En la historia de la ética, al
igual que en la historia de la cultura, ha habido, como es fácil de imaginar,
muchas concepciones éticas. Un muestrario de esa diversidad la hallamos en la
presentación de los diferentes problemas éticos a los que se hace alusión en
los capítulos siguientes de este libro. La diversidad se expresa de muchas
maneras y puede estudiarse desde diferentes perspectivas: puede analizarse
desde un punto de vista histórico o desde un punto de vista sistemático; puede
abordarse en vinculación con las concepciones religiosas o con las cosmovisiones
culturales; puede asociarse a las obras de los filósofos, a las formas de vida
o a los proyectos revolucionarios en la sociedad.
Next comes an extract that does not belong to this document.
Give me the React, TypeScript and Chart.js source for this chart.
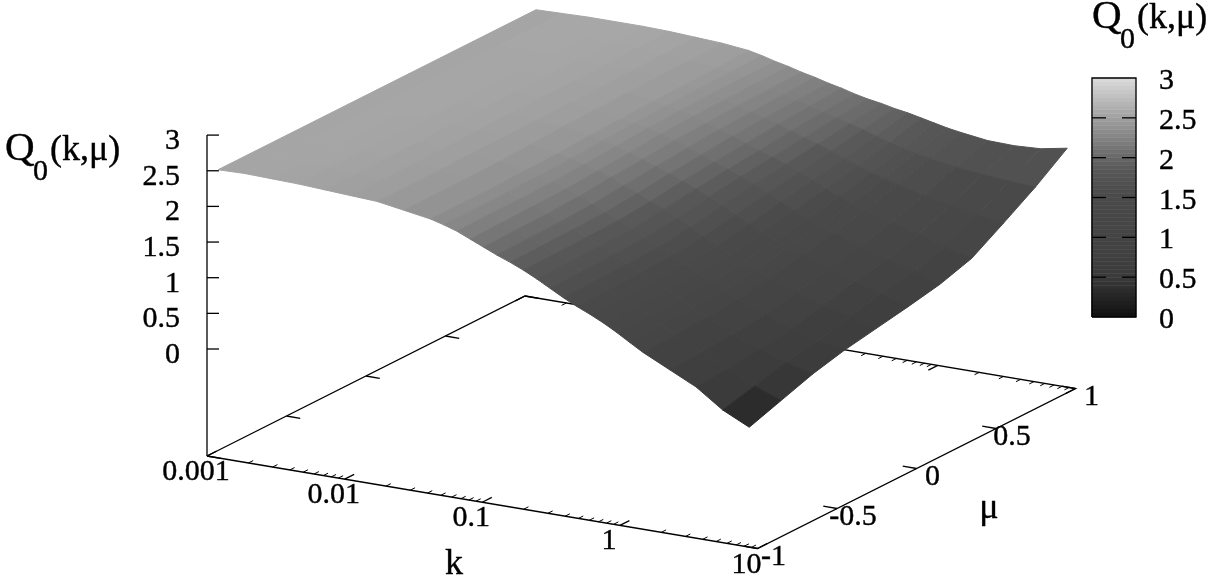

Y, no obstante, pese a esta
gran diversidad, es posible constatar en la historia, a grandes rasgos, una
curiosa y persistente tendencia a responder de dos formas principales a la
pregunta por la mejor manera de vivir. En algunos casos, estas dos respuestas
son consideradas como paradigmas de la ética, entendiendo por ello visiones
valorativas globales, internamente coherentes pero recíprocamente excluyentes.
En otros casos, las respuestas son tratadas simplemente como temas de la ética,
dando a entender así que cada una de ellas se refiere a un ámbito de los
problemas morales y que, por consiguiente, no tendrían por que ser excluyentes
entre sí. Esto es lo que debemos analizar a continuación, empezando por
preguntarnos cuáles son esas respuestas.
El Paradigma de la ética del bien
común
La idea central que congrega a
los defensores de un modelo ético como este es, decíamos, que, para ellos, el
patrón de referencias normativas de la conducta personal y social debería ser
el respeto y el cultivo del sistema de valores de la propia comunidad. Se le
llama un bien común, en alusión a la denominación tradicional entre los
griegos, porque con ella se designa un modelo de forma de vida que es considerado
ejemplar por la entera comunidad, y con el cual sus miembros se identifican de
manera explícita o implícita. Se trata de un conjunto de creencias morales
compartidas, mantenidas por la tradición, transmitidas por la educación,
subyacentes a la vida social y al orden legal, y permanentemente vivificadas
por rituales de reconocimiento y celebración. Se le llama también el Paradigma
de la felicidad porque se quiere así rendir tributo a Aristóteles, autor que
constituye una de las fuentes filosóficas principales de esta concepción ética,
quien sostuviera en sus libros que el fin último de la vida, al que todos
siempre aspiramos, es precisamente la felicidad (la “eudaimonía”).
El Paradigma de la ética de la
autonomía
La idea central que congrega a
los defensores de este modelo es, como se recuerda, que la mejor manera de
vivir consiste en construir una sociedad justa para todos los seres humanos;
este es, para el modelo, el patrón de referencias normativas de la conducta
personal y social. Se le ha denominado el Paradigma de la autonomía, evocando
el modo en que Kant caracterizara el principio central de esta interpretación
de la ética, que es el principio de la libertad del individuo, pero de una
libertad que se afirma solo mediante el respeto de la libertad de todos. La
autonomía es la capacidad que posee idealmente el individuo de pensar y decidir
por sí mismo (de “darse a sí mismo su propia ley”, como indica la etimología de
la palabra), pero de hacerlo eligiendo al mismo tiempo un marco de referencias
(una ley) que haga posible el ejercicio simultáneo de la autonomía de todos,
incluyendo naturalmente la suya.15 De aquí se deriva el sentido más general de
la palabra justicia, que da igualmente nombre al Paradigma: una sociedad justa
para todos los seres humanos sería, en efecto, aquella que estuviera regida en
todas sus instancias por el principio de la autonomía y que permitiera, por
tanto, que todos los individuos, sea cual fuere su ethos, ejercieran su
libertad sin perjudicar la de los demás. En lugar, pues, de fijar su atención
en los contenidos o los valores que pudieran defender los individuos, el modelo
se concentra en la regla general de la imparcialidad, cuya función es la de
hacer posible la coexistencia de concepciones valorativas rivales entre sí.